Wednesday’s hearing was atypical amid normally quiet procedural committee votes — preceded by two opposing rallies from the primary groups organizing around the pick — The Court New York Deserves and Latinos for LaSalle. The demonstrations continued into the packed hearing room, with chants of “Hector, Hector” as LaSalle entered, forcing Hoylman-Sigal to pound the committee’s small, largely symbolic gavel.

“This isn’t going to be a roast, but it won’t be your bar mitzvah, either,” Hoylman-Sigal told LaSalle.

Hoylman-Sigal began the hearing suggesting that LaSalle's rulings “lean toward the prosecution and against civil rights” and pointed to groups like the NAACP Legal Defense Fund that have announced opposition. He was also among a number of senators who expressed concern that LaSalle said he was proud to have run on Republican, Democrat, Working Families Party and Conservative party lines during judicial elections.

“As an LGBTQ person, the Conservative Party stands for everything I'm against, against my right to marry, against my ability to have kids, against transgender youth,” he said. “It's hurtful.”



LaSalle, 54, sought to address the framing of several cases that have emerged in the discourse.

One was related to a crisis pregnancy center that limited subpoena access to their promotional materials for an investigation by the state attorney general.

LaSalle said that his agreement with the decision was not an indication he personally defends crisis pregnancy centers.

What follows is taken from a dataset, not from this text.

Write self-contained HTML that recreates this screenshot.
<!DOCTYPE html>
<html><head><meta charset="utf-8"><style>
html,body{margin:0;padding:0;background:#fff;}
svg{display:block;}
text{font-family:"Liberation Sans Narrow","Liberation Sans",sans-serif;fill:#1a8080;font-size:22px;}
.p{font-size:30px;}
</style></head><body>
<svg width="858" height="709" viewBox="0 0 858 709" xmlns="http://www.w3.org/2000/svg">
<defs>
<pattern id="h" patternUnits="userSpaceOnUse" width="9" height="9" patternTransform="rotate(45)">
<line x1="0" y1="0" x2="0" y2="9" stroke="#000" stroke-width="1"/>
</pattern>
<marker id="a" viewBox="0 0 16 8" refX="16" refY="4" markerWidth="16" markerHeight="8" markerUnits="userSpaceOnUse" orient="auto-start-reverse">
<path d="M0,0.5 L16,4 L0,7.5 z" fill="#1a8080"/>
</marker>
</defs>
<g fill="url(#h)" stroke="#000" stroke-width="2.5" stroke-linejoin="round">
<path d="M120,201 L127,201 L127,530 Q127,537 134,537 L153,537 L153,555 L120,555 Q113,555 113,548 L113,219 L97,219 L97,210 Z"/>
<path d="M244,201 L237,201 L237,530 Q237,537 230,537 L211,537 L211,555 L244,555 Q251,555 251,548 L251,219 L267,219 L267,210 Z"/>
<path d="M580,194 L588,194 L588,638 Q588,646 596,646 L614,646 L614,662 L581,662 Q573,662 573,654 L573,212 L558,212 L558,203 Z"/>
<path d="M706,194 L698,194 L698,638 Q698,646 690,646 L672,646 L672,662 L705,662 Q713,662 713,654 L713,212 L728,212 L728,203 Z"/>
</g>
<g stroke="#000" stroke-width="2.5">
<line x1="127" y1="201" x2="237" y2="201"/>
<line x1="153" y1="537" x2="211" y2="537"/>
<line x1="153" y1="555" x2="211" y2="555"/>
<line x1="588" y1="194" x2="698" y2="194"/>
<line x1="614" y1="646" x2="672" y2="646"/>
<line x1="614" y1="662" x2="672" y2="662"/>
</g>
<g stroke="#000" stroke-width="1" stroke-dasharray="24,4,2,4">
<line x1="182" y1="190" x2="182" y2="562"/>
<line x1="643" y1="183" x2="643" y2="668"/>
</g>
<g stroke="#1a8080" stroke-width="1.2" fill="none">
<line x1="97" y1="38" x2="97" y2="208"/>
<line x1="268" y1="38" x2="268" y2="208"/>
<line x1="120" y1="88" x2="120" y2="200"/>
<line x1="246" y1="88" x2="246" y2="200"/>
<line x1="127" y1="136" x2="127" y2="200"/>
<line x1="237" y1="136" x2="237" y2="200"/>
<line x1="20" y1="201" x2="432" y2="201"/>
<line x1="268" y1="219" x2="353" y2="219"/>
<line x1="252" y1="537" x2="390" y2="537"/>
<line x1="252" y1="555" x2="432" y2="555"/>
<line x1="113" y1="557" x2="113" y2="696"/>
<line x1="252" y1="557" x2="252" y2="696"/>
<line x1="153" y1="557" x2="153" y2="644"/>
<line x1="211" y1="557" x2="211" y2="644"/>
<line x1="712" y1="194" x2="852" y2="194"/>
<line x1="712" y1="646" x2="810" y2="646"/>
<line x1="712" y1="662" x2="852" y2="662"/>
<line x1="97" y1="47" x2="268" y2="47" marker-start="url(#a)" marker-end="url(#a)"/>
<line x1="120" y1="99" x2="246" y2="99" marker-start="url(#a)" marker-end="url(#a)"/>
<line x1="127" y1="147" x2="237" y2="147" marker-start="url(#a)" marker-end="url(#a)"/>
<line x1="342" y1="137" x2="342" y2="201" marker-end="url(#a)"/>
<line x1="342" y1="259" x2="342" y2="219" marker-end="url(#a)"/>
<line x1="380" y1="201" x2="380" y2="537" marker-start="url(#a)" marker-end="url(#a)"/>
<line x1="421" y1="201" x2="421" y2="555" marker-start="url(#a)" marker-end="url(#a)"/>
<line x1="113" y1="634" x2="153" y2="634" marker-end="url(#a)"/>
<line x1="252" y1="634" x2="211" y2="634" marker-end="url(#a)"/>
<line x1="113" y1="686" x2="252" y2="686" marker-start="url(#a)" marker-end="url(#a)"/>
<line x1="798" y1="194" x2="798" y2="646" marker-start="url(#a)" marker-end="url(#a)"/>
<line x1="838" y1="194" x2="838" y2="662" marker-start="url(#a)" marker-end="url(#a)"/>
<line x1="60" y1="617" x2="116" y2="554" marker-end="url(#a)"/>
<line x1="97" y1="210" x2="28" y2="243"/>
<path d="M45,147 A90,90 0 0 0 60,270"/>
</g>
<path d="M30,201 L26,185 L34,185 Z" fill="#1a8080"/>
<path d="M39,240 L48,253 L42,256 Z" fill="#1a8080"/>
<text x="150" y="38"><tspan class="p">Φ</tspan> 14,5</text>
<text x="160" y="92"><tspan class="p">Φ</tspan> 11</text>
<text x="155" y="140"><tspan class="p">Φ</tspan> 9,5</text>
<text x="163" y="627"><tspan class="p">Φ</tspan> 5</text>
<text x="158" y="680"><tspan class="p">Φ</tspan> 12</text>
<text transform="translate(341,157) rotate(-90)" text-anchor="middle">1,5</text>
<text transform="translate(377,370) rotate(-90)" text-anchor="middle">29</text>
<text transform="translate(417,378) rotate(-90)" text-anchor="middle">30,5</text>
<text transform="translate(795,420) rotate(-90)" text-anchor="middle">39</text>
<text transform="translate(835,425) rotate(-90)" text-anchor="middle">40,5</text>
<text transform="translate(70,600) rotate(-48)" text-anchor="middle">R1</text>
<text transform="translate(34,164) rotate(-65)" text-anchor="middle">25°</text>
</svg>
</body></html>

But he did agree with the boundaries set on what prosecutors could obtain amid the investigation.

Another involved Communications Workers of America and a company’s ability to sue a union official as an individual.

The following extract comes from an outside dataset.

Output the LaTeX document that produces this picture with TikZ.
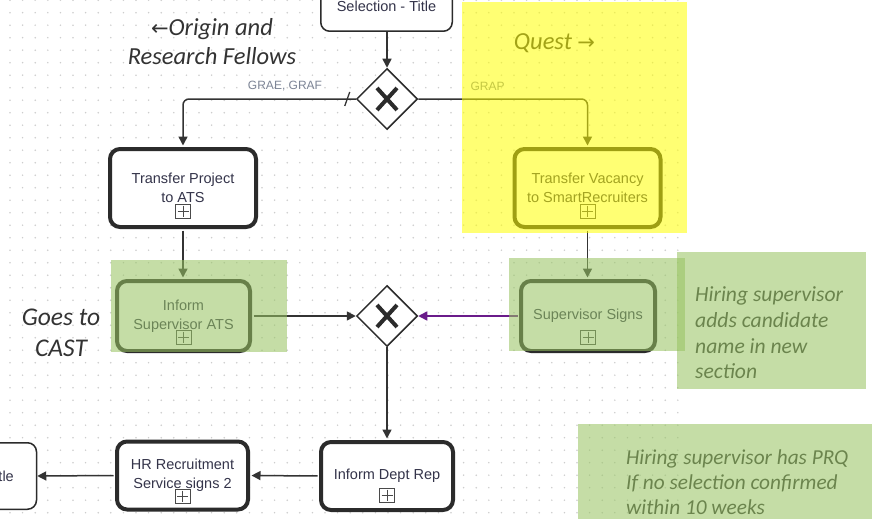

LaSalle said the decision he supported was not new — it was the application of a necessary precedent set out decades earlier. He also drew attention to his background as “a working class kid, from Brentwood, New York” and said labor got him to his position today.

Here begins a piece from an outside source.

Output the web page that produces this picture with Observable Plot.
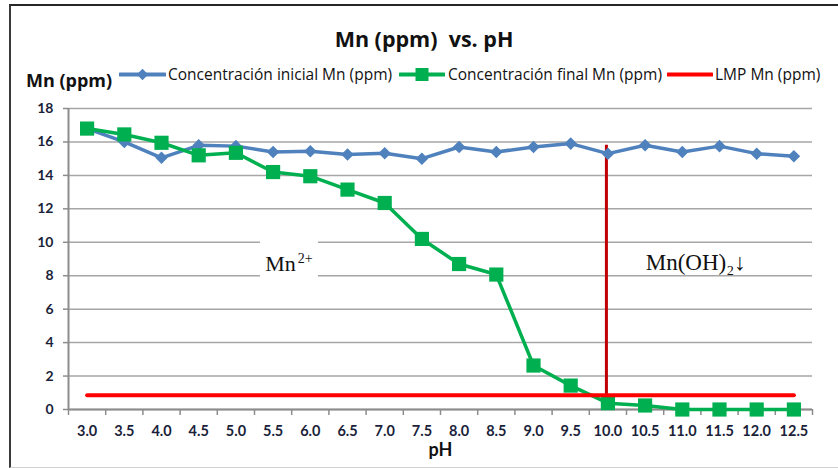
<!DOCTYPE html>
<html>
<head>
<meta charset="utf-8">
<script src="https://cdn.jsdelivr.net/npm/d3@7"></script>
<script src="https://cdn.jsdelivr.net/npm/@observablehq/plot@0.6"></script>
<style>
  html, body { margin: 0; padding: 0; background: #fff; }
  #wrap { position: relative; width: 838px; height: 468px; overflow: hidden; font-family: "Open Sans", Lato, sans-serif; }
  #border { position: absolute; left: 9px; top: 4px; width: 840px; height: 461px; border-top: 2px solid #262626; border-left: 2px solid #3a3a3a; border-bottom: 1px solid #d0d0d0; }
  #title { position: absolute; left: 0; width: 848px; top: 24px; text-align: center; font-weight: bold; font-size: 21.5px; color: #111; white-space: pre; }
  #ylab { position: absolute; left: 26px; top: 68px; font-weight: bold; font-size: 18px; color: #111; }
  .legtext { position: absolute; top: 63px; font-size: 15.5px; line-height: 22px; color: #111; white-space: nowrap; }
  .legsample { position: absolute; top: 66px; }
  #chart { position: absolute; left: 0; top: 92px; }
</style>
</head>
<body>
<div id="wrap">
  <div id="border"></div>
  <div id="title">Mn (ppm)  vs. pH</div>
  <div id="ylab">Mn (ppm)</div>
  <div id="legend"></div>
  <div id="chart"></div>
</div>
<script>
const ph = [3.0, 3.5, 4.0, 4.5, 5.0, 5.5, 6.0, 6.5, 7.0, 7.5, 8.0, 8.5, 9.0, 9.5, 10.0, 10.5, 11.0, 11.5, 12.0, 12.5];
const inicial = [16.8, 16.0, 15.05, 15.8, 15.75, 15.4, 15.45, 15.25, 15.33, 15.0, 15.7, 15.4, 15.7, 15.9, 15.3, 15.8, 15.4, 15.75, 15.3, 15.15];
const final = [16.8, 16.45, 15.95, 15.2, 15.35, 14.2, 13.95, 13.15, 12.35, 10.2, 8.7, 8.07, 2.63, 1.43, 0.38, 0.24, 0.0, 0.0, 0.0, 0.0];
const lmp = [0.85, 0.85, 0.85, 0.85, 0.85, 0.85, 0.85, 0.85, 0.85, 0.85, 0.85, 0.85, 0.85, 0.85, 0.85, 0.85, 0.85, 0.85, 0.85, 0.85];
const seriesNames = ["Concentración inicial Mn (ppm)", "Concentración final Mn (ppm)", "LMP Mn (ppm)"];
const colors = ["#4F81BD", "#00B050", "#FF0000"];
const yTicks = [0, 2, 4, 6, 8, 10, 12, 14, 16, 18];
const xDomain = [2.75, 12.75];
const boundaries = [2.75, 3.25, 3.75, 4.25, 4.75, 5.25, 5.75, 6.25, 6.75, 7.25, 7.75, 8.25, 8.75, 9.25, 9.75, 10.25, 10.75, 11.25, 11.75, 12.25, 12.75];
const precipPH = [10.0];
const precipTop = [15.8];
// annotation text boxes (data units)
const labelBoxes = [{x1: 5.33, x2: 6.11, y1: 7.55, y2: 10.45}];
const labelsMain = [
  {x: 5.6, y: 8.7, text: "Mn", size: 22},
  {x: 11.18, y: 8.8, text: "Mn(OH)₂↓", size: 23}
];
const labelsSup = [{x: 5.93, y: 9.0, text: "2+"}];

const rowsI = ph.map((p, i) => ({ph: p, v: inicial[i]}));
const rowsF = ph.map((p, i) => ({ph: p, v: final[i]}));
const rowsL = ph.map((p, i) => ({ph: p, v: lmp[i]}));

const axisColor = "#8c8c8c";
const tickColor = "#1b1f3a";
const serif = "'Liberation Serif', 'Times New Roman', serif";

const chart = Plot.plot({
  width: 838,
  height: 376,
  marginTop: 16,
  marginBottom: 59,
  marginLeft: 68,
  marginRight: 26,
  x: {type: "linear", domain: xDomain},
  y: {domain: [0, 18]},
  style: {fontFamily: "Lato, 'Open Sans', sans-serif", background: "transparent"},
  marks: [
    Plot.gridY(yTicks, {stroke: "#a6a6a6", strokeOpacity: 1, strokeWidth: 1.5}),
    Plot.rect(labelBoxes, {x1: "x1", x2: "x2", y1: "y1", y2: "y2", fill: "white"}),
    Plot.text(labelsMain.slice(0, 1), {x: "x", y: "y", text: "text", fontFamily: serif, fontSize: 22, fill: "#111"}),
    Plot.text(labelsMain.slice(1), {x: "x", y: "y", text: "text", fontFamily: serif, fontSize: 23, fill: "#111"}),
    Plot.text(labelsSup, {x: "x", y: "y", text: "text", fontFamily: serif, fontSize: 14, fill: "#111"}),
    Plot.ruleX([xDomain[0]], {stroke: axisColor, strokeWidth: 2}),
    Plot.ruleY([0], {stroke: axisColor, strokeWidth: 2}),
    Plot.axisY(yTicks, {tickSize: 5, tickPadding: 10, stroke: axisColor, strokeWidth: 1.5, fill: tickColor, fontWeight: "bold", fontSize: 14, label: null}),
    Plot.axisX(boundaries, {tickSize: 6, tickFormat: () => "", stroke: axisColor, strokeWidth: 1.5, label: null}),
    Plot.axisX(ph, {tickSize: 0, tickPadding: 16, tickFormat: d => d.toFixed(1), fill: tickColor, fontWeight: "bold", fontSize: 14.5, label: null}),
    Plot.text(["pH"], {frameAnchor: "bottom", dy: 46, text: d => d, fontWeight: "bold", fontSize: 18, fill: "#111"}),
    Plot.ruleX(precipPH, {x: d => d - 0.02, y1: 0, y2: (d, i) => precipTop[i], stroke: "#C00000", strokeWidth: 3}),
    Plot.line(rowsI, {x: "ph", y: "v", stroke: colors[0], strokeWidth: 3.5}),
    Plot.dot(rowsI, {x: "ph", y: "v", symbol: "square", rotate: 45, r: 5, fill: colors[0], stroke: null}),
    Plot.line(rowsF, {x: "ph", y: "v", stroke: colors[1], strokeWidth: 3.5}),
    Plot.dot(rowsF, {x: "ph", y: "v", symbol: "square", r: 8, fill: colors[1], stroke: null}),
    Plot.line(rowsL, {x: "ph", y: "v", stroke: colors[2], strokeWidth: 4, strokeLinecap: "round"})
  ]
});
document.getElementById("chart").appendChild(chart);

function legendSample(kind, color, w) {
  const c = w / 2;
  let m = "";
  if (kind === "diamond") m = `<rect x="${c - 4}" y="4.5" width="8" height="8" fill="${color}" transform="rotate(45 ${c} 8.5)"/>`;
  if (kind === "square") m = `<rect x="${c - 6.5}" y="2" width="13" height="13" fill="${color}"/>`;
  return `<svg width="${w}" height="17"><line x1="1" x2="${w - 1}" y1="8.5" y2="8.5" stroke="${color}" stroke-width="4" stroke-linecap="round"/>${m}</svg>`;
}
const kinds = ["diamond", "square", "none"];
const sampleX = [119, 399, 667];
const sampleW = [47, 46, 46];
const textX = [168, 448, 715];
const legend = document.getElementById("legend");
seriesNames.forEach((name, i) => {
  legend.insertAdjacentHTML("beforeend",
    `<div class="legsample" style="left:${sampleX[i]}px">${legendSample(kinds[i], colors[i], sampleW[i])}</div>` +
    `<div class="legtext" style="left:${textX[i]}px">${name}</div>`);
});
</script>
</body>
</html>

“So when people say I'm anti labor because of the decision in Cablevision, I believe that’s simply a mischaracterization intended to derail my nomination, but it's certainly not an adequate characterization of who I am,” he said.

But though LaSalle expressed the nuances of the legal choices he’s made, he also stated: “I stand by every decision I signed on to.”

The hearing was an odd twist on a nominee from a Democratic governor —most of the committee's Democrats hammered him on political and ideological positions, casting doubt on his ability to lead New York’s massive court system and to head a bench responsible for countering conservative decisions coming down from the U.S. Supreme Court.

Republicans, however, were effusive with their praise for a record they say proved he’d approach the role with fairness. Some members of the GOP have expressed no small amount of glee at the messaging — some of it dividing their colleagues in the majority party.

“You know, reading your decisions, and especially in listening to your opening statement, I thought for a moment I was in the wrong room. You do not come across as a right wing conservative nut,” Staten Island Republican Andrew Lanza said.

Lanza said while he doesn’t agree with Hochul often, he “can’t imagine her finding a more qualified nominee.”

The intensity of the public discourse has amounted to “character assassination,” said Bronx Sen. Luis Sepúlveda, one of the two Democrats who approved the nomination.

But both lawmakers and LaSalle said that has not been representative of conversations they’ve had privately. In the end, the committee’s decision was only a nod to the important implications of the nomination, Queens Sen. John Liu said, and “none of this is personal.”

“Everyone has treated me with respect and dignity,” LaSalle said. “The private conversations that I have had have not mirrored the public statements that have been made.”